Митя обнаружился в закутке возле столовой у книжного стеллажа (нижний ярус занимали потрепанные экземпляры «Мурзилки» и «Советского воина», сверху пылилось десятка три книжек вроде «Советского народа на новом этапе развития общества»). Замер, уткнувшись в боковину.
У Бронникова сердце екнуло — столько горя было в худой мальчишеской фигуре!
— Дмитрий! Ты чего?
Вздрогнул. Лицо мокрое. Раз-два! — тыльной стороной ладони по глазам.
— Ничего…
— Что случилось?
— Ничего не случилось!
— Ну-ка сядь!
Всхлипнув, оторвался и сел.
— В чем дело?
Вздохнул.
— Да что… Тяжело мне, Герман Алексеевич…
— Понимаю, — сказал Бронников. — Держись. Надо держаться.
— Такое чувство, что сам скоро… — Митя криво усмехнулся. — Петухом закричу.
Бронников кивнул.
— Знаю… отвлекайся. Стихи читай. Письма пиши. Мемуары… Ни на минуту нельзя расслабляться. Зевнешь — сломают.
— Письма, говорите? — со злой усмешкой переспросил мальчик. — Вот, почитайте. Мама привезла…
Бронников развернул тетрадный лист.
Круглый девический почерк:
«Здравствуй, Митя! Как ты поживаешь? Я поживаю хорошо…»
Дочитав, медленно сложил.
— Да-а-а… ну что сказать…
Выражение серых, мучительно сощуренных глаз было понятно: ждет чуда. Бронников взмахнет волшебной палочкой и скажет что-нибудь вроде «рики-тики-тави». И тогда Клава снова полюбит… и перестанет бояться, что Митя останется психом на всю жизнь… В сущности, хорошая девочка, наверное. Все как на духу выложила: что она, конечно, и Митю любит, и крепкую семью хочет, но мама консультировалась, и ей отсоветовали. Последние фразы тоже хоть куда: «Прощай, Митя. Выздоравливай. Больше не пиши».
— Ну что тут скажешь, — вздохнул Бронников. — Можно и так посмотреть, что повезло тебе…
Всхлип.
— Почему это?
— Потому что если б в дурку не попал, так мог и не узнать, какая она. А характер — хуже шила. В мешке не утаишь, когда-нибудь вылезет… Сейчас ты просто плачешь — а как тогда бы обернулось?.. Забудь.
Митя вздернул подбородок.
— Вы!.. вы!.. что вы понимаете?! Мы с четвертого класса за одной партой сидели!

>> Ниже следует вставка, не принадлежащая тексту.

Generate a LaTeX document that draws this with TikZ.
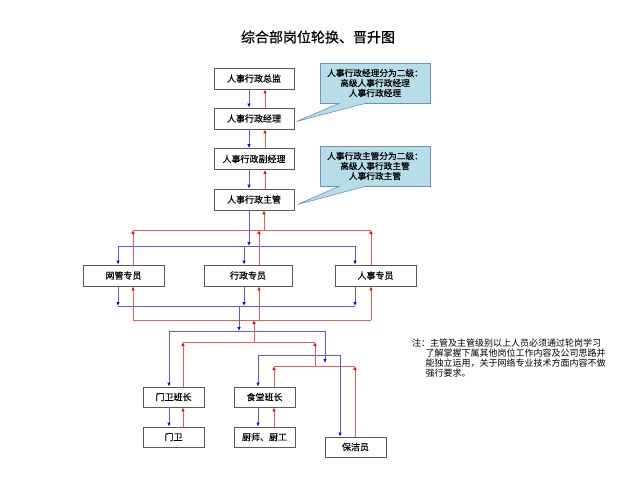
\documentclass[tikz,border=0pt]{standalone}
\usepackage{fontspec}
\setmainfont{Noto Sans CJK SC}
\newfontfamily\boxfont{Noto Sans CJK SC}[FakeBold=0.6]
\usetikzlibrary{arrows.meta}
\definecolor{downblue}{RGB}{90,90,240}
\definecolor{upred}{RGB}{240,90,90}
\definecolor{headblue}{RGB}{10,10,230}
\definecolor{headred}{RGB}{235,15,15}
\definecolor{tipfill}{RGB}{183,221,232}
\definecolor{tipline}{RGB}{110,145,190}

\begin{document}
\begin{tikzpicture}[x=1pt,y=-1pt,
    post/.style={draw=black!65,line width=0.9pt,minimum width=80pt,minimum height=21pt,
      inner sep=0pt,font=\boxfont\fontsize{9}{10}\selectfont},
    small/.style={post,minimum width=61pt,minimum height=20pt},
    bline/.style={draw=downblue,line width=1pt},
    rline/.style={draw=upred,line width=1pt},
    down/.style={bline,-{Latex[length=4pt,width=3.6pt,color=headblue]}},
    up/.style={rline,-{Latex[length=4pt,width=3.6pt,color=headred]}},
    tip/.style={fill=tipfill,draw=tipline,line width=0.6pt,minimum width=110pt,
      minimum height=40pt,align=center,inner sep=1pt,font=\boxfont\fontsize{8.7}{10}\selectfont}]
  \useasboundingbox (0,0) rectangle (640,480);

  \node[font=\boxfont\fontsize{14}{16}\selectfont] (title) at (318,37) {综合部岗位轮换、晋升图};

  % management chain
  \node[post] (zj) at (254,78.5) {人事行政总监};
  \node[post] (jl) at (254,118.5) {人事行政经理};
  \node[post] (fjl) at (254,159) {人事行政副经理};
  \node[post] (zg) at (254,199.5) {人事行政主管};
  \foreach \a/\b in {zj/jl,jl/fjl,fjl/zg}{
    \draw[down] (\a.south -| 249,0) -- (\b.north -| 249,0);
    \draw[up] (\b.north -| 265,0) -- (\a.south -| 265,0);
  }

  % notes on the right of the chain
  \node[tip] (tip1) at (375,83) {人事行政经理分为二级：\\高级人事行政经理\\人事行政经理};
  \node[tip] (tip2) at (375,166) {人事行政主管分为二级：\\高级人事行政主管\\人事行政主管};
  \filldraw[fill=tipfill,draw=tipline,line width=0.6pt]
    ([yshift=0.4pt]tip1.south -| 340,0) -- ([xshift=2pt,yshift=-3pt]jl.east) -- ([yshift=0.4pt]tip1.south -| 367,0);
  \filldraw[fill=tipfill,draw=tipline,line width=0.6pt]
    ([yshift=0.4pt]tip2.south -| 340,0) -- ([xshift=3pt,yshift=-5pt]zg.east) -- ([yshift=0.4pt]tip2.south -| 367,0);

  % specialists
  \node[post,minimum width=81pt] (wg) at (123.5,275.5) {网管专员};
  \node[post,minimum width=88pt] (xz) at (248,275.5) {行政专员};
  \node[post,minimum width=81pt] (rs) at (375.5,275.5) {人事专员};

  \coordinate (ba1) at (118,246); \coordinate (ba2) at (355,246);
  \coordinate (ra1) at (133,230); \coordinate (ra2) at (371,230);
  \draw[bline] (ba1) -- (ba2);
  \draw[rline] (ra1) -- (ra2);
  \draw[down] (zg.south -| 249,0) -- (ba1 -| 249,0);
  \draw[up] (ra1 -| 264,0) -- (zg.south -| 264,0);
  \foreach \x/\n in {118/wg,244/xz,355/rs}
    \draw[down] (ba1 -| \x,0) -- (\n.north -| \x,0);
  \foreach \x/\n in {133/wg,259/xz,371/rs}
    \draw[up] (\n.north -| \x,0) -- (ra1 -| \x,0);

  \coordinate (bb1) at (118,306); \coordinate (bb2) at (355,306);
  \coordinate (rb1) at (133,320); \coordinate (rb2) at (371,320);
  \draw[bline] (bb1) -- (bb2);
  \draw[rline] (rb1) -- (rb2);
  \foreach \x/\n in {118/wg,244/xz,355/rs}
    \draw[down] (\n.south -| \x,0) -- (bb1 -| \x,0);
  \foreach \x/\n in {133/wg,259/xz,371/rs}
    \draw[up] (rb1 -| \x,0) -- (\n.south -| \x,0);

  % team leaders and staff
  \node[small] (mwb) at (173.5,397) {门卫班长};
  \node[small] (mw) at (173.5,437) {门卫};
  \node[small] (stb) at (264.5,397) {食堂班长};
  \node[small] (cs) at (264.5,437) {厨师、厨工};
  \node[small] (bj) at (355.5,447) {保洁员};

  \coordinate (bc1) at (169,331); \coordinate (bc2) at (325,331);
  \coordinate (rc1) at (183,342); \coordinate (rc2) at (315,342);
  \coordinate (bd1) at (258,355); \coordinate (bd2) at (340,355);
  \coordinate (rd1) at (274,366); \coordinate (rd2) at (355,366);
  \coordinate (bdin) at (325,363);
  \draw[bline] (bc1) -- (bc2);
  \draw[rline] (rc1) -- (rc2);
  \draw[bline] (bd1) -- (bd2);
  \draw[rline] (rd1) -- (rd2);
  \draw[down] (bb1 -| 239,0) -- (bc1 -| 239,0);
  \draw[up] (rc1 -| 254,0) -- (rb1 -| 254,0);
  \draw[down] (bc2) -- (bdin);
  \draw[up] (rd1 -| rc2) -- (rc2);

  \draw[down] (bc1) -- (bc1 |- mwb.north);
  \draw[up] (rc1 |- mwb.north) -- (rc1);
  \draw[down] (bd1) -- (bd1 |- stb.north);
  \draw[up] (rd1 |- stb.north) -- (rd1);
  \draw[down] (bd2) -- (bd2 |- bj.north);
  \draw[up] (rd2 |- bj.north) -- (rd2);
  \draw[down] (mwb.south -| bc1) -- (mw.north -| bc1);
  \draw[up] (mw.north -| rc1) -- (mwb.south -| rc1);
  \draw[down] (stb.south -| bd1) -- (cs.north -| bd1);
  \draw[up] (cs.north -| rd1) -- (stb.south -| rd1);

  \node[anchor=north west,align=left,inner sep=0pt,font=\fontsize{9}{10}\selectfont] (note) at (412,339)
    {注：主管及主管级别以上人员必须通过轮岗学习\\
     \hspace*{1.5em}了解掌握下属其他岗位工作内容及公司思路并\\
     \hspace*{1.5em}能独立运用，关于网络专业技术方面内容不做\\
     \hspace*{1.5em}强行要求。};
\end{tikzpicture}
\end{document}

— С ума сойти — с четвертого класса!.. Ты не в школе. Что за человек она, если может такое в больницу написать?! Где тебя держат ни за что!.. Ладно бы еще — в армию! В армии — долг! В армии — Родину защищать!.. — распалялся Бронников, сам плохо понимая, при чем тут армия, при чем Родина, но чувствуя, что Мите сейчас нужно что-то именно такое. — Ладно если б она на военный корабль писала! На подводную лодку! Я бы даже это понял! Но сюда?! Сюда?! Забудь, и кончим с этим!..
При последних словах Митя с облегчением разрыдался, уткнув в колени острые локти.
— Бронников! — донеслось от поста. — Броннико-о-ов!
Послышался стук приближавшихся шагов. Санитар хмуро оглядел их (Кайлоев это был, татарская морда, чертов садист, вечно искал, к чему бы придраться), шмыгнул носом и сказал хмуро:
— Бронников! Ты что тут ныкаешься? Не слышишь? Теремкова вызывает!
И встал у стены, подбочась: плетки ему не хватало, по голенищу похлопывать.
— Иду, иду… Митя, посиди здесь, я скоро вернусь. Не уходи.
Митя кивнул, снова вытер глаза, подпер голову, глядя ему вслед.
Шагал Бронников медленно, по-стариковски: шаркал подошвами, не поднимая глаз и сутулясь. Линялое больничное одеяние и бритая голова были здесь у всех, не удивишь; а вот заметив его погасший, почти безжизненный, обращенный внутрь себя взгляд, любой психиатр с удовлетворением отметил бы, что пациент находится на пути к выздоровлению.
Теремкова Анна Николаевна — это была его лечащий врач.
Теперь-то он привык к тому, что есть лечащий врач… (Есть еще заведующая отделением Грудень Кларисса Евгеньевна… та еще сука эта Грудень.) Привык к тому, что он на положении больного: не в том смысле, что за ним должны ухаживать, давать бульон и всякое такое, а в том, что при любом проблеске воли начнут стирать в порошок.